I consult my go to app, Trip Advisor for “best ayurvedic massage in Varkala,” then make a reconnaissance trip in person to check the place out. I make an appointment for a 60 minute massage, followed by 30 minute a shirodhara treatment for 1800 rupees, about $24 US.
If you have never had an ayurvedic massage before, you should be forewarned that it’s a little “different.” First of all, they slather you in what feels like 40w motor oil to the point that sliding off the vinyl massage table is a valid concern. They don’t use sheets on the table for the same reasons, and the only towel provided must be preserved for washing up later. One strips down naked (at least of any clothes you have hopes of ever wearing again) and a tiny tissue paper “loin cloth” is provided to preserve some semblance of modesty.
My 60 minute massage goes fairly well, though there is more “slapping and snapping” than I am accustomed to in traditional massage. But hey, it’s a quarter of the price that I am accustomed to paying as well. At least I am feeling relaxed and cool on a hot sticky day in spite of being oiled up like a pig being prepped for the spit.
Next, my attendant begins to prepare me for my shirodhara treatment. She takes the copper pot from its nearby lamp stand and places it on a gas burner across the room to begin to heat the oil. Tissue plugs are inserted in my ears, and cool wet pads are placed on my eyelids to protect my eyes. A roll of cotton is positioned along my brow line to make sure the oil does not run into my eyes. Then she walks back across the room to tend to the oil, warming over the flame of the gas stove.
I am all poised practically naked on the table in darkness, breathing deeply, ready for my ascension into a higher state of nirvana. I am eagerly anticipating the feel of the warm oil drizzling upon my forehead, when just as if a switch has been flipped, my oxygen is cut off! I. CAN’T. BREATHE!!! I start to cough and gasp. “I’ve been gassed!” I sputter. Practically naked, I sit straight up, the eye pads go flying, and I rip the tissue plugs from my ears. I see the room is completely filled with smoke. My masseuse, (who had to be all of 14) is over by the stove fanning wildly. She set the damned oil on fire!

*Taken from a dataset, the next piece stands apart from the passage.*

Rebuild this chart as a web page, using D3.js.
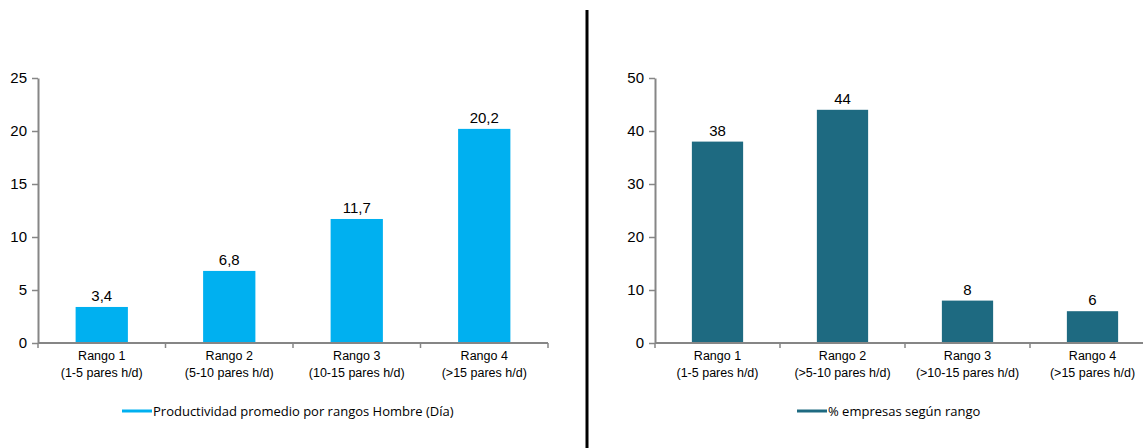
<!DOCTYPE html>
<html>
<head>
<meta charset="utf-8">
<script src="https://cdn.jsdelivr.net/npm/d3@7"></script>
<style>
  body { margin: 0; background: #fff; }
  svg { display: block; }
</style>
</head>
<body>
<svg id="chart" width="1143" height="448"></svg>
<script>
// Productivity by range (pairs per man-day)
const leftCategories = [["Rango 1", "(1-5 pares h/d)"], ["Rango 2", "(5-10 pares h/d)"], ["Rango 3", "(10-15 pares h/d)"], ["Rango 4", "(>15 pares h/d)"]];
const leftValues = [3.4, 6.8, 11.7, 20.2];
const leftTicks = [0, 5, 10, 15, 20, 25];
const leftLegend = "Productividad promedio por rangos Hombre (Día)";

// Share of companies per range (%)
const rightCategories = [["Rango 1", "(1-5 pares h/d)"], ["Rango 2", "(>5-10 pares h/d)"], ["Rango 3", "(>10-15 pares h/d)"], ["Rango 4", "(>15 pares h/d)"]];
const rightValues = [38, 44, 8, 6];
const rightTicks = [0, 10, 20, 30, 40, 50];
const rightLegend = "% empresas según rango";

const svg = d3.select("#chart");
const axisColor = "#868686";
const fmt = v => String(v).replace(".", ",");

function drawPanel(cfg) {
  const g = svg.append("g");
  const x = d3.scaleBand().domain(cfg.categories.map((d, i) => i))
    .range([cfg.x0, cfg.x1]).paddingInner(0).paddingOuter(0);
  const y = d3.scaleLinear().domain([0, cfg.max]).range([343, 78]);

  // y axis
  const yAxis = g.append("g").attr("transform", `translate(${cfg.x0},0)`)
    .call(d3.axisLeft(y).tickValues(cfg.ticks).tickSize(6).tickPadding(5).tickSizeOuter(0));
  yAxis.select(".domain").attr("stroke", axisColor).attr("stroke-width", 2);
  yAxis.selectAll(".tick line").attr("stroke", axisColor).attr("stroke-width", 1.5);
  yAxis.selectAll(".tick text").attr("fill", "#000")
    .style("font-family", "'Liberation Sans', Arial, sans-serif").style("font-size", "15px");

  // bars
  const bw = x.bandwidth() * 0.41;
  g.selectAll("rect.bar").data(cfg.values).join("rect")
    .attr("class", "bar")
    .attr("x", (d, i) => x(i) + (x.bandwidth() - bw) / 2)
    .attr("width", bw)
    .attr("y", d => y(d))
    .attr("height", d => y(0) - y(d))
    .attr("fill", cfg.color);

  // value labels
  g.selectAll("text.val").data(cfg.values).join("text")
    .attr("class", "val")
    .attr("x", (d, i) => x(i) + x.bandwidth() / 2)
    .attr("y", d => y(d) - 6)
    .attr("text-anchor", "middle")
    .style("font-family", "'Liberation Sans', Arial, sans-serif").style("font-size", "15px")
    .text(d => fmt(d));

  // x axis with ticks at band boundaries
  const xg = g.append("g");
  xg.append("line").attr("x1", cfg.x0).attr("x2", cfg.x1)
    .attr("y1", y(0)).attr("y2", y(0)).attr("stroke", axisColor).attr("stroke-width", 2);
  const bounds = cfg.categories.map((d, i) => x(i)).concat([cfg.x1]);
  xg.selectAll("line.tk").data(bounds).join("line").attr("class", "tk")
    .attr("x1", d => d).attr("x2", d => d)
    .attr("y1", y(0)).attr("y2", y(0) + 5)
    .attr("stroke", axisColor).attr("stroke-width", 1.5);

  const cats = xg.selectAll("text.cat").data(cfg.categories).join("text")
    .attr("class", "cat")
    .attr("text-anchor", "middle")
    .style("font-family", "'Liberation Sans', Arial, sans-serif").style("font-size", "12.5px");
  cats.selectAll("tspan").data((d, i) => d.map(t => ({t, i}))).join("tspan")
    .attr("x", d => x(d.i) + x.bandwidth() / 2)
    .attr("y", (d, j) => 360 + j * 16.5)
    .text(d => d.t);

  // legend
  const lg = g.append("g");
  lg.append("line").attr("x1", cfg.legendX).attr("x2", cfg.legendX + 30)
    .attr("y1", 411).attr("y2", 411).attr("stroke", cfg.color).attr("stroke-width", 3);
  lg.append("text").attr("x", cfg.legendX + 31).attr("y", 416)
    .style("font-family", "'Open Sans', 'Noto Sans', sans-serif").style("font-size", "13px")
    .text(cfg.legend);
}

drawPanel({ categories: leftCategories, values: leftValues, ticks: leftTicks, max: 25,
  x0: 38, x1: 548, color: "#00B0F0", legend: leftLegend, legendX: 122 });
drawPanel({ categories: rightCategories, values: rightValues, ticks: rightTicks, max: 50,
  x0: 655, x1: 1155, color: "#1E6A81", legend: rightLegend, legendX: 797 });

// separator between panels
svg.append("line").attr("x1", 587).attr("x2", 587).attr("y1", 10).attr("y2", 448)
  .attr("stroke", "#000").attr("stroke-width", 3);
</script>
</body>
</html>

Every time I try to inhale, my lungs just shut down. Still coated in motor oil, I try to get off the vinyl table, but I can’t get any traction. I am coughing and gasping for air. Finally, I grab the only towel available and cover my mouth to breathe. GOT. TO. GET. OUT!!! But I am all but naked! And I can’t even find my clothes, let alone put them on over this oily mess!
I manage to carefully shuffle one foot in front of the other into the adjacent bathroom, followed by my attendant, still fanning as she tries to reassure me. “Eeess ok! OK! Smoke gone now!” I turn on the shower and use up two small hotel-sized bars of soap and a minuscule bottle of shampoo trying to strip the oil slick off, all while cursing loudly beneath the stream of hot water. Then I grab my clothes and while still wet, I wrap myself in my sarong and go running out onto the patio where at least I can now inhale, though cough spasms occur with every exhale.
Suffice it to say, I did not pay.
By this time, I have changed hotels from my weekend splurge at Bluewater in Odayam to the more affordable, highly recommended Kaiya Guesthouse, owned by a kindred spirit, ex-patriot Debra from Chicago. In recounting my horrifying experience to Debra later, I tell her “I want to try shirodhara again.” “Are you sure you want to do that to yourself??” she asks. But I explain that it is something I have wanted to experience for years. And I don’t want my Ayurvedic introduction to end on a bad note. I feel confident that if the young woman had not set the oil on fire, my experience would have been different. So I am willing to give it a second chance.
So Debra recommends her favorite place where she typically sends her guests, and this time I will go be prepared. I take my own towel, and a dispensable pair of clothes. I visually map out an exit strategy before the process ever begins. And I keep my eyeglasses and belongings within arms reach.
I am happy to report that not only was the massage substantially better than my first, my second attempt at shirodhara was nothing short of sheer nirvana! Om my!